■ Given problem
Nothing but the lines from the top of the data to the line holding "const txt = '#404040';" should be printed, word for word and both ends included; leave the pictures out.

■ Available data
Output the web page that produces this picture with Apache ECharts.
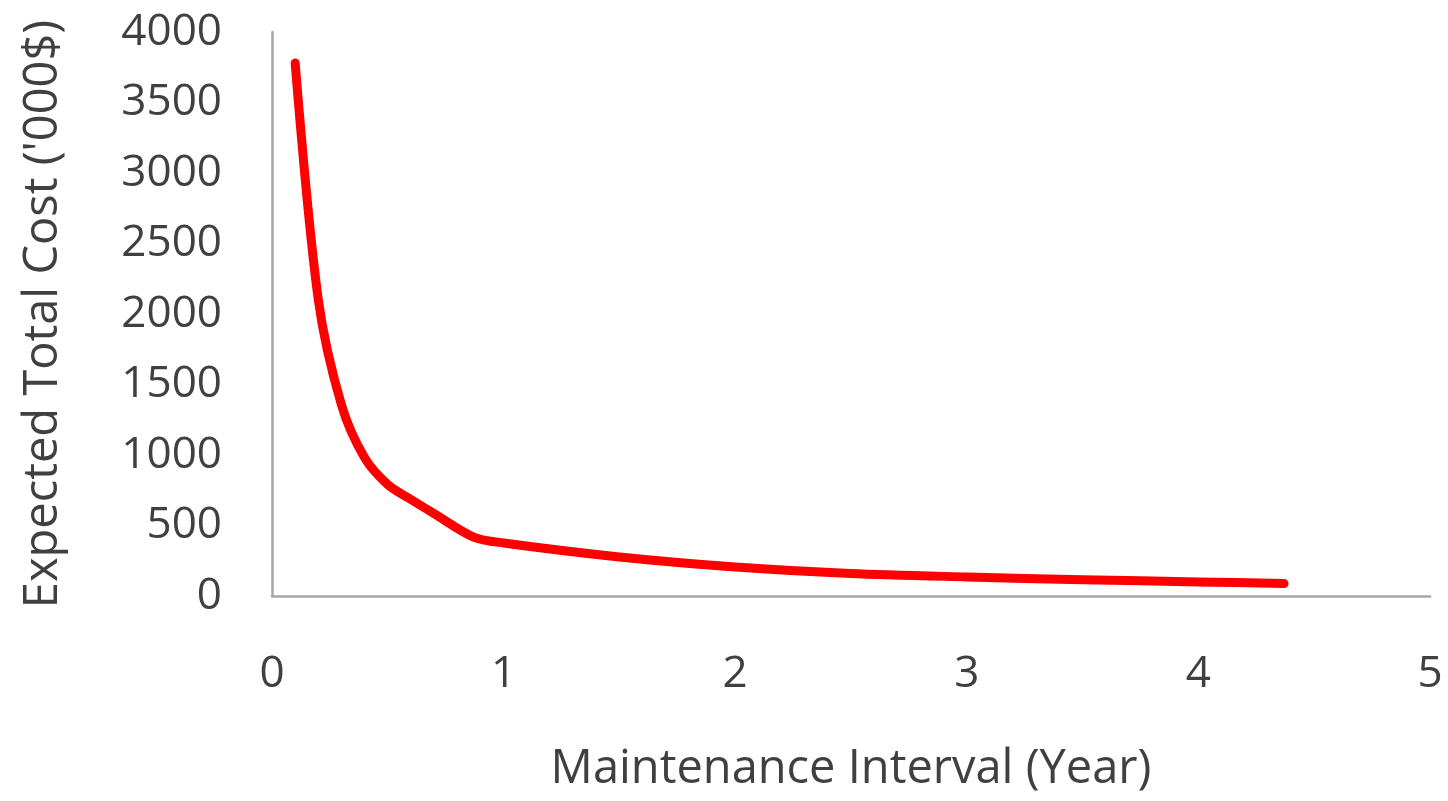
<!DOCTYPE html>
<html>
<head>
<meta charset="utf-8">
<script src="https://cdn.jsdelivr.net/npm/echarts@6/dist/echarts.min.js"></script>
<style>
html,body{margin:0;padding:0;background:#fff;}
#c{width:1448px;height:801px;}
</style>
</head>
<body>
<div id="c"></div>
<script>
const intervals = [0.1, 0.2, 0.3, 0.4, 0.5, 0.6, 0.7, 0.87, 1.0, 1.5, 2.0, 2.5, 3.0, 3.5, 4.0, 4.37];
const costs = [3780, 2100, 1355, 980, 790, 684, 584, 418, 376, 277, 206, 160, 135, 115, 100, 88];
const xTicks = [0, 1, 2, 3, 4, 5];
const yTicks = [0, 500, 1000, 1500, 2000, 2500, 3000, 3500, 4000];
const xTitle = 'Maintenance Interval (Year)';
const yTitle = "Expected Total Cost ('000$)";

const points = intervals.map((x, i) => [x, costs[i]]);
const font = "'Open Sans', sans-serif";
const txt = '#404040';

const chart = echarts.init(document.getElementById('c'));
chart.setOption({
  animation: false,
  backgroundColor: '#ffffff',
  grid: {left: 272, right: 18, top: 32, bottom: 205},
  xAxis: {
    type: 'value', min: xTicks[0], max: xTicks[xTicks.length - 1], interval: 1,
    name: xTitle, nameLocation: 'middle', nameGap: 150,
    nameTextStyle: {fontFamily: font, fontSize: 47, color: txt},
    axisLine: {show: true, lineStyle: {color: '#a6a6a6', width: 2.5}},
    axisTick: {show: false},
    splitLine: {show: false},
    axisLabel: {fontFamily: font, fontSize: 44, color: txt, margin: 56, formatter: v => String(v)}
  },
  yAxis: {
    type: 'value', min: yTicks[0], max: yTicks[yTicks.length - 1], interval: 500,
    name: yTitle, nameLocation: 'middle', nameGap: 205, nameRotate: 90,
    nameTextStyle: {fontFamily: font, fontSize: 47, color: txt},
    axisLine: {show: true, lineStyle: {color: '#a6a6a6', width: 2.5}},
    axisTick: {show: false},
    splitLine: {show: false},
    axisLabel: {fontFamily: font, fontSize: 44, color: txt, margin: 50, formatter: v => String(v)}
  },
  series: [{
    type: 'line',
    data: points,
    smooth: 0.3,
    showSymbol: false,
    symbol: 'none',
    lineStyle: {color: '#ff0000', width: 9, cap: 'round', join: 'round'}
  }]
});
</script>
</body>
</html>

■ Solution below
Output the web page that produces this picture with Apache ECharts.
<!DOCTYPE html>
<html>
<head>
<meta charset="utf-8">
<script src="https://cdn.jsdelivr.net/npm/echarts@6/dist/echarts.min.js"></script>
<style>
html,body{margin:0;padding:0;background:#fff;}
#c{width:1448px;height:801px;}
</style>
</head>
<body>
<div id="c"></div>
<script>
const intervals = [0.1, 0.2, 0.3, 0.4, 0.5, 0.6, 0.7, 0.87, 1.0, 1.5, 2.0, 2.5, 3.0, 3.5, 4.0, 4.37];
const costs = [3780, 2100, 1355, 980, 790, 684, 584, 418, 376, 277, 206, 160, 135, 115, 100, 88];
const xTicks = [0, 1, 2, 3, 4, 5];
const yTicks = [0, 500, 1000, 1500, 2000, 2500, 3000, 3500, 4000];
const xTitle = 'Maintenance Interval (Year)';
const yTitle = "Expected Total Cost ('000$)";

const points = intervals.map((x, i) => [x, costs[i]]);
const font = "'Open Sans', sans-serif";
const txt = '#404040';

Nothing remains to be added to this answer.